Principal photography took place in early February 2010 in Berlin, Germany, and in the Studio Babelsberg film studios. The bridge the taxi plunges from is the Oberbaumbrücke. The Friedrichstraße was blocked for several nights for the shooting of a car chase. Some of the shooting was done in the Hotel Adlon. Locations include the Neue Nationalgalerie, Berlin Hauptbahnhof, Berlin Friedrichstraße station, Pariser Platz, Museum Island, the Oranienburger Straße in Berlin and the Leipzig/Halle Airport. According to Andrew Rona, the budget was $40 million. Producer Joel Silver's US company Dark Castle Entertainment contributed $30 million. German public film funds supported the production with €4.65 million (more than $6 million). The working title was Unknown White Male.

== Release ==
Unknown was screened out of competition at the 61st Berlin International Film Festival. It was released in the United States on 18 February 2011.

===Critical response===
 Metacritic, which uses a weighted average, assigned the film a score of 56 out of 100, based on 38 critics, indicating "mixed or average" reviews. Audiences polled by CinemaScore gave the film an average grade of "B+" on an A+ to F scale.

Richard Roeper gave the film a B+ and wrote, "At times, Unknown stretches plausibility to the near breaking point, but it's so well paced and the performances are so strong and most of the questions are ultimately answered. This is a very solid thriller." Justin Chang of Variety called it "an emotionally and psychologically threadbare exercise".

===Box office===
Unknown grossed $63.7 million in North America and $72.4 million in other territories for a worldwide total of $136.1 million.

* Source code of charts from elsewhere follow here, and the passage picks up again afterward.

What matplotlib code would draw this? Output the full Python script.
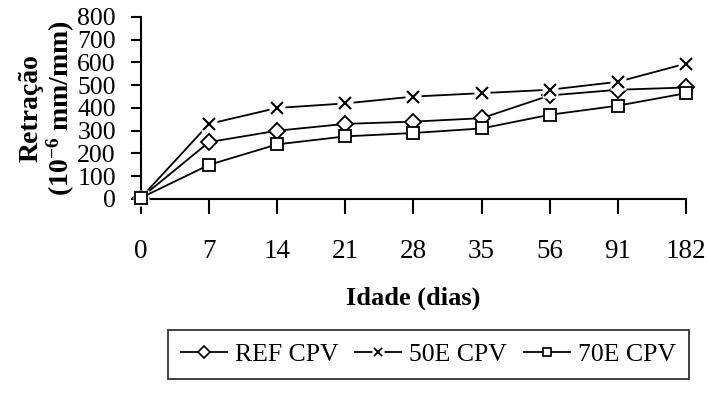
import numpy as np
import matplotlib
matplotlib.use("Agg")
import matplotlib.pyplot as plt
from matplotlib.lines import Line2D

plt.rcParams["font.family"] = ["Liberation Serif", "DejaVu Serif"]
plt.rcParams["mathtext.fontset"] = "custom"
plt.rcParams["mathtext.rm"] = "Liberation Serif"
plt.rcParams["mathtext.bf"] = "Liberation Serif:bold"

idade = ["0", "7", "14", "21", "28", "35", "56", "91", "182"]
ref_cpv = [5, 250, 300, 330, 340, 355, 455, 480, 490]
e50_cpv = [5, 330, 400, 420, 450, 465, 480, 515, 595]
e70_cpv = [5, 150, 240, 275, 290, 310, 370, 410, 465]

x = np.arange(len(idade))

fig = plt.figure(figsize=(7.08, 3.94), dpi=100)
ax = fig.add_axes([0.199, 0.495, 0.77, 0.462])

lw = 1.3
kw = dict(color="black", lw=lw, clip_on=False)
ax.plot(x, ref_cpv, marker="D", ms=8, mfc="white", mec="black", mew=1.3, zorder=3, **kw)
# 50E: line, white patch behind each cross, then the crosses
ax.plot(x, e50_cpv, zorder=3, **kw)
ax.plot(x, e50_cpv, ls="none", marker="s", ms=11, mfc="white", mec="none",
        clip_on=False, zorder=4)
ax.plot(x, e50_cpv, ls="none", marker="x", ms=9, mec="black", mew=1.5,
        clip_on=False, zorder=5)
ax.plot(x, e70_cpv, marker="s", ms=9, mfc="white", mec="black", mew=1.3, zorder=6, **kw)

ax.set_xlim(0, len(idade) - 1)
ax.set_ylim(0, 800)
ax.set_xticks(x)
ax.set_xticklabels(idade)
ax.set_yticks(np.arange(0, 801, 100))
for s in ("top", "right"):
    ax.spines[s].set_visible(False)
for s in ("left", "bottom"):
    ax.spines[s].set_linewidth(1.5)
ax.tick_params(axis="y", direction="out", length=7, width=1.5, pad=11, labelsize=18.5)
ax.tick_params(axis="x", direction="out", length=11, width=1.5, pad=18, labelsize=19.5)

ax.set_xlabel("Idade (dias)", fontsize=19, fontweight="bold", labelpad=16)
ax.set_ylabel("Retração\n(10$\\mathbf{^{-6}}$ mm/mm)", fontsize=20, fontweight="bold",
              linespacing=1.05, labelpad=0)
ax.yaxis.set_label_coords(-0.118, 0.5)

# legend proxies with the smaller legend markers
h_ref = Line2D([], [], color="black", lw=lw, marker="D", ms=6, mfc="white", mew=1.2)
h_50 = (Line2D([], [], color="black", lw=lw),
        Line2D([], [], ls="none", marker="s", ms=8, mfc="white", mec="none"),
        Line2D([], [], ls="none", marker="x", ms=6, mec="black", mew=1.3))
h_70 = Line2D([], [], color="black", lw=lw, marker="s", ms=6, mfc="white", mew=1.2)

leg = fig.legend([h_ref, h_50, h_70], ["REF CPV", "50E CPV", "70E CPV"],
                 loc="center", bbox_to_anchor=(0.605, 0.1), ncol=3, fontsize=18.5,
                 frameon=True, fancybox=False, edgecolor="black", handlelength=1.8,
                 handletextpad=0.3, columnspacing=0.65, borderpad=0.5,
                 borderaxespad=0)
leg.get_frame().set_linewidth(1.3)

fig.savefig("out.png", dpi=100)
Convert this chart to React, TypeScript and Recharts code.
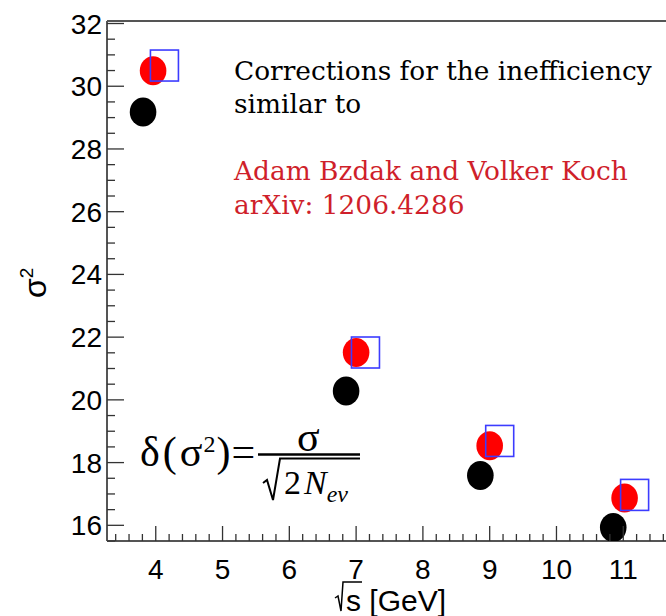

It finished at number one opening at its first week of release with $21.9 million.

== Television series ==
In June 2021, it was announced that a sequel television series based on the film was in development at TNT. The project was to be produced by Dark Castle Entertainment where Sean Finegan would write the pilot, Karl Gajdusek and Speed Weed would serve as executive producers and show runners, Neeson also would serve as executive producer and Collet-Serra would direct the pilot and executive produce.